The current monument — a white-painted concrete obelisk — is not the original structure. The first marker at the Initial Point was a simple boundary post. The present monument was constructed in 1894 by the International Boundary Commission as part of a systematic resurvey and re-monumenting of the entire border. It stands approximately 60 meters from the Pacific Ocean on a bluff that drops to the beach below. The monument sits within Friendship Park, a binational public space where families separated by immigration enforcement have historically met across the fence line, reaching through gaps in the barrier to touch hands with relatives on the other side. The park's character has changed as successive layers of border infrastructure have been added around and through it.

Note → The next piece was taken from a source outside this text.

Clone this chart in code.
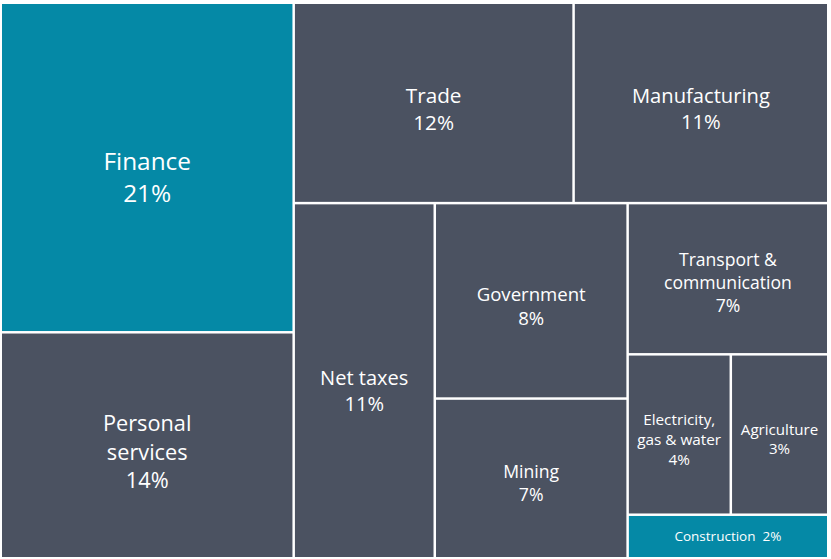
<!DOCTYPE html>
<html>
<head>
<meta charset="utf-8">
<script src="https://cdn.jsdelivr.net/npm/d3@7"></script>
<style>
  body { margin: 0; background: #fff; }
  text { font-family: "Open Sans", "Noto Sans", sans-serif; fill: #fff; }
</style>
</head>
<body>
<div id="chart"></div>
<script>
// sector shares of GDP (%)
const sectors = [
  "Finance", "Personal\nservices", "Trade", "Manufacturing", "Net taxes",
  "Government", "Mining", "Transport &\ncommunication",
  "Electricity,\ngas & water", "Agriculture", "Construction"
];
const shares = [21.0, 14.4, 12.2, 11.1, 10.9, 8.2, 6.7, 6.6, 3.6, 3.4, 1.9];
// where each sector sits in the nested slice/dice layout
const blocks = [
  "left", "left", "right/top", "right/top", "right/bottom",
  "right/bottom/public", "right/bottom/public", "right/bottom/utilities",
  "right/bottom/utilities/pair", "right/bottom/utilities/pair", "right/bottom/utilities"
];
const highlighted = ["Finance", "Construction"];

const width = 831;
const height = 559;
const margin = { top: 4, right: 4, bottom: 2, left: 2 };

function nest() {
  const root = { key: "root", children: [] };
  sectors.forEach((name, i) => {
    let node = root;
    blocks[i].split("/").forEach((key) => {
      let child = node.children.find((c) => c.key === key);
      if (!child) {
        child = { key: key, children: [] };
        node.children.push(child);
      }
      node = child;
    });
    node.children.push({ name: name, value: shares[i] });
  });
  return root;
}

const root = d3.hierarchy(nest()).sum((d) => d.value || 0);

d3.treemap()
  .tile(d3.treemapSliceDice)
  .size([width - margin.left - margin.right, height - margin.top - margin.bottom])
  .paddingInner(2.5)
  .round(false)(root);

const svg = d3
  .select("#chart")
  .append("svg")
  .attr("width", width)
  .attr("height", height)
  .append("g")
  .attr("transform", "translate(" + margin.left + "," + margin.top + ")");

const cell = svg
  .selectAll("g.cell")
  .data(root.leaves())
  .enter()
  .append("g")
  .attr("class", "cell");

cell
  .append("rect")
  .attr("x", (d) => d.x0)
  .attr("y", (d) => d.y0)
  .attr("width", (d) => d.x1 - d.x0)
  .attr("height", (d) => d.y1 - d.y0)
  .attr("fill", (d) => (highlighted.includes(d.data.name) ? "#0589a6" : "#4b5261"));

cell.each(function (d) {
  const w = d.x1 - d.x0;
  const h = d.y1 - d.y0;
  const size = 9 + Math.sqrt(w * h) / 20;
  const pct = Math.round(d.data.value) + "%";
  // flat tiles get a single line
  const lines = h < 60 ? [d.data.name + "\u00a0\u00a0" + pct] : d.data.name.split("\n").concat([pct]);
  const lh = size * 1.3;
  const cx = (d.x0 + d.x1) / 2;
  const cy = (d.y0 + d.y1) / 2 + (h < 60 ? 0 : h * 0.03);
  const text = d3
    .select(this)
    .append("text")
    .attr("text-anchor", "middle")
    .style("font-size", size + "px");
  lines.forEach((line, i) => {
    text
      .append("tspan")
      .attr("x", cx)
      .attr("y", cy + (i - (lines.length - 1) / 2) * lh)
      .attr("dy", "0.35em")
      .text(line);
  });
});
</script>
</body>
</html>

For most of the twentieth century, the border at this point was relatively open — a line on a map rather than an impermeable barrier. During the 1990s and 2000s, physical border infrastructure expanded substantially in the San Diego–Tijuana sector. The Secure Fence Act of 2006 mandated additional barriers, and construction proceeded in phases. Today Monument No. 258 is surrounded by two parallel border fences, the space between them patrolled by U.S. Border Patrol. The monument itself remains accessible from the Mexican side; access from the American side at Friendship Park has been restricted and at times eliminated entirely depending on the policy of the moment. The monument stands where it has always stood, watching the fences accumulate around it.
From the air, the border at this point is visually dramatic: the double fence line running from the bluff into the surf, the monument visible as a white speck against the beige hills, the Pacific stretching west to the horizon. The beach on the American side is accessible only through Border Field State Park, at the southern end of the Tijuana River estuary — a protected wetland that provides critical habitat for several endangered bird species. On the Mexican side, Playas de Tijuana is a residential neighborhood with a popular beach promenade. The Initial Point of Boundary was chosen where it was chosen because the surveyors started at the ocean and worked east. The ocean they chose, the Pacific, does not care about the line.
Monument No. 258 (Initial Point of Boundary) is located at approximately 32.54°N, 117.12°W on the Pacific coast bluff at the western terminus of the U.S.–Mexico border. The double fence line extending into the surf is visible from altitude. Playas de Tijuana is immediately south. Border Field State Park and the Tijuana River Estuary are to the north. San Diego International Airport (KSAN) is approximately 20 km north. The border fence infrastructure makes this location unmistakable from altitude.